## Begin Data section
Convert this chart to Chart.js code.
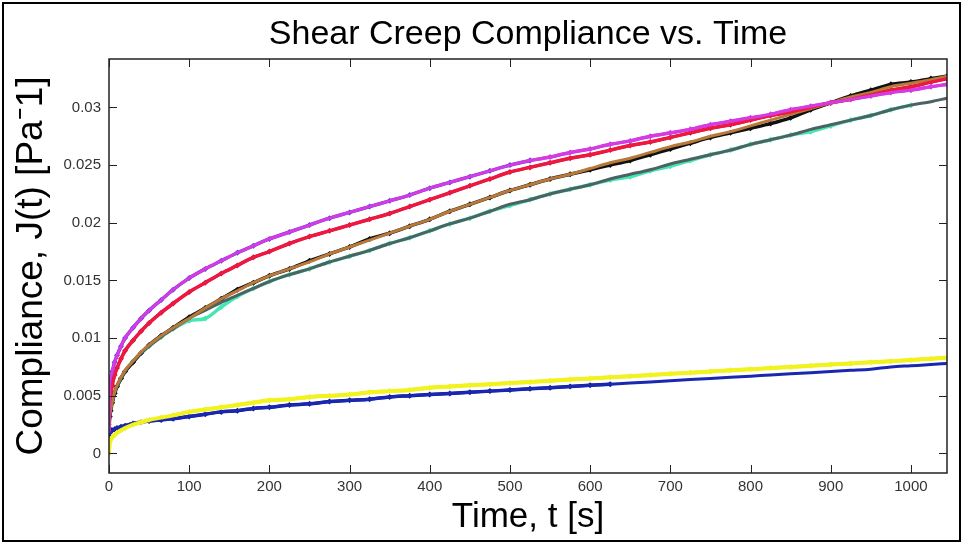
<!DOCTYPE html>
<html>
<head>
<meta charset="utf-8">
<script src="https://cdn.jsdelivr.net/npm/chart.js@4.4.0/dist/chart.umd.min.js"></script>
<style>
  html, body { margin: 0; padding: 0; background: #fff; }
  #wrap { width: 963px; height: 544px; }
</style>
</head>
<body>
<div id="wrap"><canvas id="myChart" width="963" height="544"></canvas></div>
<script>
// time grid in seconds
var times = [0, 1, 2, 4, 7, 10, 15, 20, 30, 40, 50, 65, 80, 100, 120, 140, 160, 180, 200,
  225, 250, 275, 300, 325, 350, 375, 400, 425, 450, 475, 500, 525, 550, 575, 600, 625, 650,
  675, 700, 725, 750, 775, 800, 825, 850, 875, 900, 925, 950, 975, 1000, 1025, 1045];

// compliance J(t) [1/Pa]
var violet = [0.0018, 0.0062, 0.0066, 0.0071, 0.0079, 0.0085, 0.0093, 0.0100, 0.0109, 0.0117, 0.0124, 0.0133, 0.0142, 0.0152, 0.0160, 0.0167, 0.0174, 0.0180, 0.0186,
  0.0192, 0.0198, 0.0204, 0.0209, 0.0214, 0.0219, 0.0224, 0.0230, 0.0235, 0.0240, 0.0245, 0.0250, 0.0254, 0.0257, 0.0261, 0.0264, 0.0268, 0.0271,
  0.0275, 0.0278, 0.0281, 0.0285, 0.0288, 0.0291, 0.0294, 0.0298, 0.0301, 0.0304, 0.0307, 0.0310, 0.0313, 0.0315, 0.0318, 0.0320];
var red = [0.0020, 0.0045, 0.0050, 0.0059, 0.0068, 0.0074, 0.0082, 0.0089, 0.0098, 0.0106, 0.0113, 0.0122, 0.0130, 0.0140, 0.0148, 0.0156, 0.0163, 0.0170, 0.0175,
  0.0182, 0.0188, 0.0193, 0.0198, 0.0203, 0.0208, 0.0214, 0.0220, 0.0226, 0.0232, 0.0238, 0.0244, 0.0248, 0.0252, 0.0256, 0.0259, 0.0263, 0.0267,
  0.0270, 0.0274, 0.0278, 0.0282, 0.0285, 0.0289, 0.0293, 0.0296, 0.0300, 0.0304, 0.0307, 0.0311, 0.0315, 0.0318, 0.0322, 0.0325];
var brown = [0.0022, 0.0032, 0.0037, 0.0044, 0.0053, 0.0059, 0.0066, 0.0072, 0.0080, 0.0088, 0.0094, 0.0102, 0.0109, 0.0117, 0.0126, 0.0134, 0.0141, 0.0148, 0.0154,
  0.0160, 0.0166, 0.0173, 0.0179, 0.0185, 0.0191, 0.0197, 0.0203, 0.0210, 0.0216, 0.0222, 0.0228, 0.0233, 0.0238, 0.0242, 0.0247, 0.0252, 0.0256,
  0.0261, 0.0266, 0.0270, 0.0275, 0.0279, 0.0284, 0.0289, 0.0294, 0.0299, 0.0304, 0.0309, 0.0313, 0.0318, 0.0321, 0.0324, 0.0327];
var black = [0.0022, 0.0032, 0.0037, 0.0044, 0.0052, 0.0058, 0.0065, 0.0071, 0.0079, 0.0087, 0.0094, 0.0102, 0.0109, 0.0118, 0.0126, 0.0134, 0.0142, 0.0148, 0.0154,
  0.0160, 0.0167, 0.0173, 0.0179, 0.0186, 0.0191, 0.0197, 0.0203, 0.0210, 0.0216, 0.0222, 0.0228, 0.0233, 0.0238, 0.0242, 0.0246, 0.0250, 0.0254,
  0.0259, 0.0264, 0.0269, 0.0274, 0.0278, 0.0282, 0.0286, 0.0291, 0.0298, 0.0304, 0.0310, 0.0315, 0.0320, 0.0322, 0.0325, 0.0327];
var gray = [0.0025, 0.0036, 0.0040, 0.0046, 0.0053, 0.0058, 0.0065, 0.0071, 0.0080, 0.0087, 0.0093, 0.0101, 0.0108, 0.0117, 0.0124, 0.0131, 0.0137, 0.0143, 0.0149,
  0.0155, 0.0160, 0.0166, 0.0171, 0.0176, 0.0182, 0.0187, 0.0193, 0.0199, 0.0204, 0.0210, 0.0216, 0.0220, 0.0225, 0.0229, 0.0233, 0.0238, 0.0242,
  0.0246, 0.0251, 0.0255, 0.0259, 0.0263, 0.0268, 0.0272, 0.0276, 0.0281, 0.0285, 0.0289, 0.0293, 0.0298, 0.0302, 0.0305, 0.0308];
var cyan = [0.0025, 0.0036, 0.0040, 0.0046, 0.0053, 0.0058, 0.0065, 0.0071, 0.0080, 0.0087, 0.0093, 0.0101, 0.0108, 0.0115, 0.0117, 0.0127, 0.0136, 0.0143, 0.0149,
  0.0155, 0.0160, 0.0166, 0.0171, 0.0176, 0.0182, 0.0187, 0.0193, 0.0199, 0.0204, 0.0210, 0.0215, 0.0220, 0.0225, 0.0229, 0.0233, 0.0237, 0.0240,
  0.0245, 0.0249, 0.0254, 0.0259, 0.0263, 0.0268, 0.0272, 0.0276, 0.0279, 0.0284, 0.0289, 0.0293, 0.0298, 0.0302, 0.0305, 0.0308];
var yellow = [0.0000, 0.0010, 0.0012, 0.0014, 0.0016, 0.0018, 0.0020, 0.0022, 0.0025, 0.0027, 0.0029, 0.0031, 0.0033, 0.0036, 0.0038, 0.0040, 0.0042, 0.0044, 0.0046,
  0.0047, 0.0049, 0.0050, 0.0051, 0.0053, 0.0054, 0.0055, 0.0057, 0.0058, 0.0059, 0.0060, 0.0061, 0.0062, 0.0063, 0.0064, 0.0065, 0.0066, 0.0067,
  0.0068, 0.0069, 0.0070, 0.0071, 0.0072, 0.0073, 0.0074, 0.0075, 0.0076, 0.0077, 0.0078, 0.0079, 0.0080, 0.0081, 0.0082, 0.0083];
var navy = [0.0015, 0.0018, 0.0019, 0.0020, 0.0021, 0.0022, 0.0023, 0.0024, 0.0026, 0.0027, 0.0028, 0.0029, 0.0030, 0.0032, 0.0034, 0.0036, 0.0037, 0.0039, 0.0040,
  0.0042, 0.0043, 0.0045, 0.0046, 0.0047, 0.0049, 0.0050, 0.0051, 0.0052, 0.0053, 0.0054, 0.0055, 0.0056, 0.0057, 0.0058, 0.0059, 0.0060, 0.0061,
  0.0062, 0.0063, 0.0064, 0.0065, 0.0066, 0.0067, 0.0068, 0.0069, 0.0070, 0.0071, 0.0072, 0.0073, 0.0075, 0.0076, 0.0077, 0.0078];

var xTicks = [0, 100, 200, 300, 400, 500, 600, 700, 800, 900, 1000];
var yTicks = [0, 0.005, 0.01, 0.015, 0.02, 0.025, 0.03];
var yTickLabels = ['0', '0.005', '0.01', '0.015', '0.02', '0.025', '0.03'];

function pts(vals, tFrom, tTo) {
  var out = [];
  times.forEach(function(t, i) {
    if (t >= tFrom && t <= tTo) out.push({x: t, y: vals[i]});
  });
  return out;
}

function fit(vals, color, w) {
  return {
    data: pts(vals, 0, 1045),
    borderColor: color,
    borderWidth: w || 3,
    pointRadius: 0,
    cubicInterpolationMode: 'monotone',
    order: 1
  };
}

function meas(vals, color, tFrom, tTo) {
  return {
    data: pts(vals, tFrom, tTo),
    borderColor: color,
    backgroundColor: color,
    borderWidth: 3.5,
    pointRadius: 3,
    pointStyle: 'rectRot',
    pointBorderWidth: 0,
    cubicInterpolationMode: 'monotone',
    order: 2
  };
}

// white background, inward ticks on all four sides, box and outer frame
const frame = {
  id: 'frame',
  beforeDraw(chart) {
    const c = chart.ctx;
    c.save();
    c.fillStyle = '#fff';
    c.fillRect(0, 0, chart.width, chart.height);
    c.restore();
  },
  afterDraw(chart) {
    const c = chart.ctx, a = chart.chartArea;
    const xs = chart.scales.x, ys = chart.scales.y;
    c.save();
    c.strokeStyle = '#222';
    c.lineWidth = 1.5;
    c.strokeRect(a.left, a.top, a.right - a.left, a.bottom - a.top);
    c.beginPath();
    xs.ticks.forEach(function(t) {
      const px = Math.round(xs.getPixelForValue(t.value)) + 0.5;
      c.moveTo(px, a.bottom); c.lineTo(px, a.bottom - 8);
      c.moveTo(px, a.top); c.lineTo(px, a.top + 8);
    });
    ys.ticks.forEach(function(t) {
      const py = Math.round(ys.getPixelForValue(t.value)) + 0.5;
      c.moveTo(a.left, py); c.lineTo(a.left + 8, py);
      c.moveTo(a.right, py); c.lineTo(a.right - 8, py);
    });
    c.lineWidth = 1;
    c.stroke();
    c.strokeStyle = '#000';
    c.lineWidth = 2;
    c.strokeRect(3, 3, chart.width - 6, chart.height - 6);
    c.restore();
  }
};

const ctx = document.getElementById('myChart');
new Chart(ctx, {
  type: 'line',
  data: {
    datasets: [
      fit(violet, '#d63ae0'),
      fit(red, '#f0183e'),
      fit(brown, '#b8793a'),
      fit(gray, '#4d6262'),
      fit(yellow, '#f2f21c', 4),
      fit(navy, '#1a28b0'),
      meas(violet, '#5b3de6', 0, 525),
      meas(violet, '#c83ae8', 525, 1045),
      meas(red, '#cc1648', 0, 1045),
      meas(black, '#111111', 0, 1045),
      meas(cyan, '#45e6b4', 0, 1000),
      meas(yellow, '#dcf23a', 0, 1045),
      meas(navy, '#0c169e', 0, 625)
    ]
  },
  options: {
    responsive: false,
    animation: false,
    layout: { padding: { left: 0, right: 16, top: 0, bottom: 0 } },
    plugins: {
      legend: { display: false },
      tooltip: { enabled: false },
      title: {
        display: true,
        fullSize: false,
        text: 'Shear Creep Compliance vs. Time',
        color: '#000',
        font: { family: 'Liberation Sans, Arial, sans-serif', size: 34, weight: 'normal', lineHeight: 1.2 },
        padding: { top: 14, bottom: 4.2 }
      }
    },
    scales: {
      x: {
        type: 'linear',
        min: 0,
        max: 1045,
        grid: { display: false, drawTicks: false },
        border: { display: false },
        afterBuildTicks: function(scale) {
          scale.ticks = xTicks.map(function(v) { return {value: v}; });
        },
        afterFit: function(scale) { scale.height = 71; },
        ticks: {
          padding: 5,
          color: '#333',
          font: { family: 'Liberation Sans, Arial, sans-serif', size: 15 },
          maxRotation: 0,
          callback: function(v) { return String(v); }
        },
        title: {
          display: true,
          text: 'Time, t [s]',
          color: '#000',
          font: { family: 'Liberation Sans, Arial, sans-serif', size: 35, lineHeight: 1.2 },
          padding: { top: 0, bottom: 6 }
        }
      },
      y: {
        type: 'linear',
        min: -0.0017,
        max: 0.0342,
        grid: { display: false, drawTicks: false },
        border: { display: false },
        afterBuildTicks: function(scale) {
          scale.ticks = yTicks.map(function(v) { return {value: v}; });
        },
        afterFit: function(scale) { scale.width = 109; },
        ticks: {
          padding: 8,
          color: '#333',
          font: { family: 'Liberation Sans, Arial, sans-serif', size: 15 },
          callback: function(v) {
            var i = yTicks.indexOf(v);
            return i >= 0 ? yTickLabels[i] : '';
          }
        },
        title: {
          display: true,
          text: 'Compliance, J(t) [Pa\u207B1]',
          color: '#000',
          font: { family: 'Liberation Sans, Arial, sans-serif', size: 37, lineHeight: 1.2 },
          padding: { top: 10, bottom: 0 }
        }
      }
    }
  },
  plugins: [frame]
});
</script>
</body>
</html>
## End Data section
Written exercise:
Give again, word for word, every line from the top of the data above to the line holding "1000, 1025, 1045];", inclusive, with the pictures left out.

Correct output:
Convert this chart to Chart.js code.
<!DOCTYPE html>
<html>
<head>
<meta charset="utf-8">
<script src="https://cdn.jsdelivr.net/npm/chart.js@4.4.0/dist/chart.umd.min.js"></script>
<style>
  html, body { margin: 0; padding: 0; background: #fff; }
  #wrap { width: 963px; height: 544px; }
</style>
</head>
<body>
<div id="wrap"><canvas id="myChart" width="963" height="544"></canvas></div>
<script>
// time grid in seconds
var times = [0, 1, 2, 4, 7, 10, 15, 20, 30, 40, 50, 65, 80, 100, 120, 140, 160, 180, 200,
  225, 250, 275, 300, 325, 350, 375, 400, 425, 450, 475, 500, 525, 550, 575, 600, 625, 650,
  675, 700, 725, 750, 775, 800, 825, 850, 875, 900, 925, 950, 975, 1000, 1025, 1045];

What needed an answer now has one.